* begin Data for this task *

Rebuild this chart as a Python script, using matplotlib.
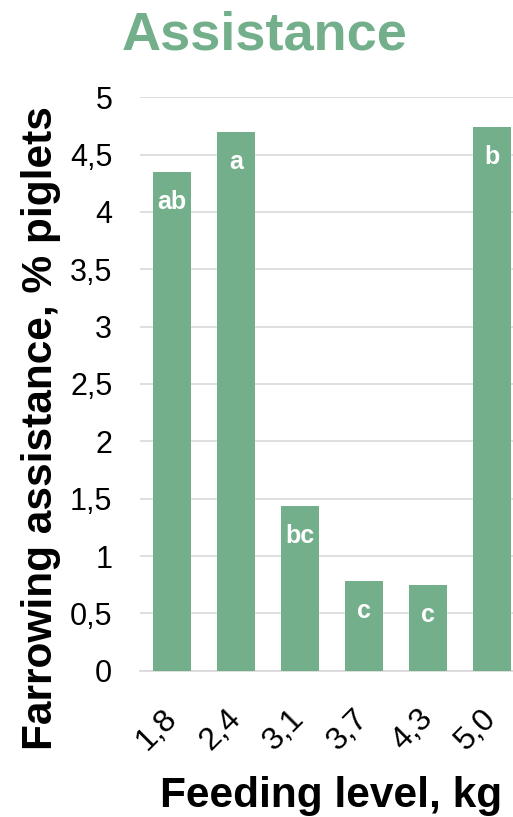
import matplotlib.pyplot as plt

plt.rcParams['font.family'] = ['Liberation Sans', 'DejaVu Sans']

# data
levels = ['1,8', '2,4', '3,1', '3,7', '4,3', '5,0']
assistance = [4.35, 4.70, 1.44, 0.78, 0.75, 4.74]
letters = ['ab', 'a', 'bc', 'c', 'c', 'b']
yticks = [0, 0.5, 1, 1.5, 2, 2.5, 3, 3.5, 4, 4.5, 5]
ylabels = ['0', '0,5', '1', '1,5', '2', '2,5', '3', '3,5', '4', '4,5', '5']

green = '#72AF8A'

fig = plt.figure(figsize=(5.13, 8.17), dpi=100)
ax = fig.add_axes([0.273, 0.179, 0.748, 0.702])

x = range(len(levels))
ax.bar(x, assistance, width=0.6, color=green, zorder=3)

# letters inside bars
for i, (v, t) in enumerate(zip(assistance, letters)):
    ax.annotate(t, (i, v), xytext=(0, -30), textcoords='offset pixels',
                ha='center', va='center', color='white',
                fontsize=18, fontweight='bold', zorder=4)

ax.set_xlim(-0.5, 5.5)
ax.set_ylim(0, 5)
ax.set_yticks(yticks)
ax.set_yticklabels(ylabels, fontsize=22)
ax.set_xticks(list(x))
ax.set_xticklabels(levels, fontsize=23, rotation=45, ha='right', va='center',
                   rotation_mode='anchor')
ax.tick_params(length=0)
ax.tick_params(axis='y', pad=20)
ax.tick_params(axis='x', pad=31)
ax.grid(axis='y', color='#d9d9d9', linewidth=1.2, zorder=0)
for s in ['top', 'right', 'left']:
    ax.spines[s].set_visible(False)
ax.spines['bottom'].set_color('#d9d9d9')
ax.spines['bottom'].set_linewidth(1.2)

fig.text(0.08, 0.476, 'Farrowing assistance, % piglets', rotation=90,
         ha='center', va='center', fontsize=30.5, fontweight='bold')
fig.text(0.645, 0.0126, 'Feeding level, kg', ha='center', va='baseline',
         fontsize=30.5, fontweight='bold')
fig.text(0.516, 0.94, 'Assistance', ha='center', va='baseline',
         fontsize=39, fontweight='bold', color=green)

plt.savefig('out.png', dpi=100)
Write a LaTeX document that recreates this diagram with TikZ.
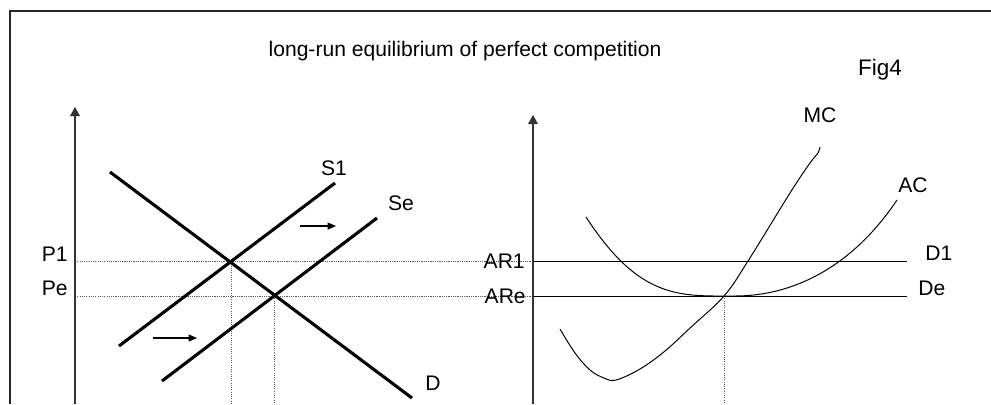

* end Data for this task *

- [What is needed] Leave out the pictures and copy the rest of the material above exactly.

- [Output of the task]
Rebuild this chart as a Python script, using matplotlib.
import matplotlib.pyplot as plt

plt.rcParams['font.family'] = ['Liberation Sans', 'DejaVu Sans']

# data
levels = ['1,8', '2,4', '3,1', '3,7', '4,3', '5,0']
assistance = [4.35, 4.70, 1.44, 0.78, 0.75, 4.74]
letters = ['ab', 'a', 'bc', 'c', 'c', 'b']
yticks = [0, 0.5, 1, 1.5, 2, 2.5, 3, 3.5, 4, 4.5, 5]
ylabels = ['0', '0,5', '1', '1,5', '2', '2,5', '3', '3,5', '4', '4,5', '5']

green = '#72AF8A'

fig = plt.figure(figsize=(5.13, 8.17), dpi=100)
ax = fig.add_axes([0.273, 0.179, 0.748, 0.702])

x = range(len(levels))
ax.bar(x, assistance, width=0.6, color=green, zorder=3)

# letters inside bars
for i, (v, t) in enumerate(zip(assistance, letters)):
    ax.annotate(t, (i, v), xytext=(0, -30), textcoords='offset pixels',
                ha='center', va='center', color='white',
                fontsize=18, fontweight='bold', zorder=4)

ax.set_xlim(-0.5, 5.5)
ax.set_ylim(0, 5)
ax.set_yticks(yticks)
ax.set_yticklabels(ylabels, fontsize=22)
ax.set_xticks(list(x))
ax.set_xticklabels(levels, fontsize=23, rotation=45, ha='right', va='center',
                   rotation_mode='anchor')
ax.tick_params(length=0)
ax.tick_params(axis='y', pad=20)
ax.tick_params(axis='x', pad=31)
ax.grid(axis='y', color='#d9d9d9', linewidth=1.2, zorder=0)
for s in ['top', 'right', 'left']:
    ax.spines[s].set_visible(False)
ax.spines['bottom'].set_color('#d9d9d9')
ax.spines['bottom'].set_linewidth(1.2)

fig.text(0.08, 0.476, 'Farrowing assistance, % piglets', rotation=90,
         ha='center', va='center', fontsize=30.5, fontweight='bold')
fig.text(0.645, 0.0126, 'Feeding level, kg', ha='center', va='baseline',
         fontsize=30.5, fontweight='bold')
fig.text(0.516, 0.94, 'Assistance', ha='center', va='baseline',
         fontsize=39, fontweight='bold', color=green)

plt.savefig('out.png', dpi=100)
Write a LaTeX document that recreates this diagram with TikZ.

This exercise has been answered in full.